This blog may help people explore some of the 'hidden' issues involved in certain media treatments of environmental and scientific issues. Using personal digital images, it's also intended to emphasise seasonal (and other) changes in natural history of the Swansea (South Wales) area. The material should help participants in field-based modules and people generally interested in the natural world. The views are wholly those of the author.
Monday, 11 October 2021
An Advertising Armageddon
Advertising is really big business. For example in the UK, £23bn was spent on this activity in 2020. In many parts of the world, it is now virtually impossible to escape the advertisers (https://www.theguardian.com/commentisfree/2021/oct/11/advertising-industry-fuelling-climate-disaster-consumption). The average US citizen is exposed to between 4000 and 10000 adverts each day. By the time a child is 13, ad-tech firms will have collected 72m data points on him/her. This is more than enough to turn any budding adult into a consumer target.
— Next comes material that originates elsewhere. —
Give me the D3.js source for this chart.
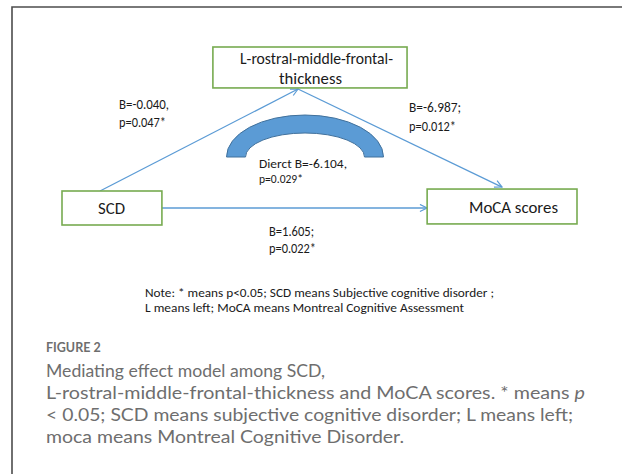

Users of social media are bombarded with advertising. Many public spaces have become polluted by billboards. On some busy roads, advertisers deliberately position 'unmissable' digital screens. People on busy roads should, of course, be concentrating on their driving. Watch any major sports activity on TV and the flickering billboards around the playing surface, are constantly in the field of view. Viewing International soccer in Europe, exposes the audiencee to advertising from Gazprom, the state Russian energy company. Recent research even shows that some advertising permanently alters people's brains. For example, exposure to images of popular car brands, lodges in the medial prefrontal cortex of the brain. The exposure changes the neural architecture. People have literally been brain washed (often, into buying an SUV?). All of this is, of course, is occurring at a time, when people need to consume less, to help counteract the climate crisis. Some UK cities and the Amsterdam underground have started to ban advertising by petrochemical companies and sellers of diesel cars. The whole advertising 'industry' needs, however, to be more carefully regulated(it's actually largely self-regulated). It's the wild west out there, with many people becoming 'addicted' to over-consumption. This is unhealthy for people and unhealthy for the planet.